The war happened because a House Divided Cannot Stand. Bear in mind, the Northern led federal government executed Brown over Harper's Ferry because said industrialists, while not pro slavery, did not want a hugely expensive war. They just didn't want slavery to expand (this is also partially why Mexico was not annexed in 1848 and why blacks were prohibited from entering gold ladenCalifornia).
The Civil War started in 1854 anyway. The federal government disposed of the Mason Dixon line and decided to let new territories themselves vote on slavery. The result, in Kansas and Nebraska, was literal war. It spread upwards into DC and fractured the entire government leading to a full scale Civil War.

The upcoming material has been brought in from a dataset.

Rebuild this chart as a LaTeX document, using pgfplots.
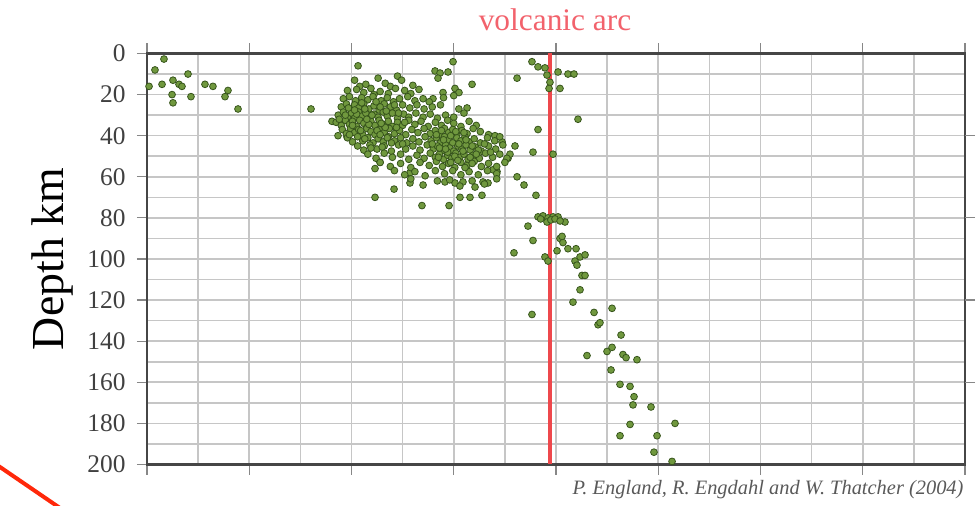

Again, a House Divided Cannot Stand. It's cliche but it is exactly what the US was going through. Half the country wanted one thing, the other half another. The inevitable result was armed conflict. John Brown was but one manifestation of it.
>killed over 600,000
>mfw more than DOUBLE the number of people died in that war than there were slaves even brough to America over the entirety of the slave trade
>Again, a House Divided Cannot Stand. It's cliche but it is exactly what the US was going through. Half the country wanted one thing, the other half another. The inevitable result was armed conflict. John Brown was but one manifestation of it.
To put it more clearly;
In 1854 the conflict in Kansas proved that a democratic solution to the slavery question was not possible. California, due to the Gold Rush, became a state in 1850 upsetting the delicate balance between pro-slavery and abolitionists in the Senate (the latter already had a majority in the House). At this point, the southern states only had power in the courts and in the White House.
Kansas burst into violence in 1854 and became a defacto Civil War. This is when people started taking the idea of it seriously. The Republican Party also rose to power in many states and the House in the 1854, 1856, and 1858 elections. In DC they pushed (but couldn't pass) abolitionist legislation. President Buchanan was useless, he wouldn't act either way on the slavery question and considered it a matter for the states. Congress was decidedly abolitionist, but the President and courts checked their power.
Then the Raid on Harper's Ferry occurred and enraged the entire south. Buchanan made sure that Brown hung to keep them from starting a war right here. This enraged the north, and led to the ascension of the Republican Party. The 1860 elections happened and the Republicans gained a huge amount of seats. Their leader, a moderate (and mostly unknown) bureaucrat, won the White House with only 40% of the vote.
The South did not recognize Lincoln as President and demanded a runoff election. The courts decided against them. So they recalled their representatives and voted for secession. Buchanan did absolutely nothing. Then Lincoln took office, and only had one option left: resupply US bases in the south. The first one was Fort Sumter, which was attacked by CSA forces during the First Battle of Bull Run.
After the battle, Congress voted for war and then went to bring as much troops down into DC as possible (remember, DC is in the south). Virginia (the state directly across from DC) was enemy territory now (but not the newly formed state of West Virginia which pledged allegiance to the Lincoln government). Maryland was the first to be occupied by US forces in order to secure the Capitol.
>you will never join ur bros in cutting down heathenistic white devils with your long-sword.
The guy was a nutjob religious zealot, and it's not like he was even unique in that sense. There were dozens of John Brown types on both sides during Bleeding Kansas. He's only unique because the Harper's Ferry Raid gave him and his views national attention.
Seriously though, Bleeding Kansas should get more attention than it does.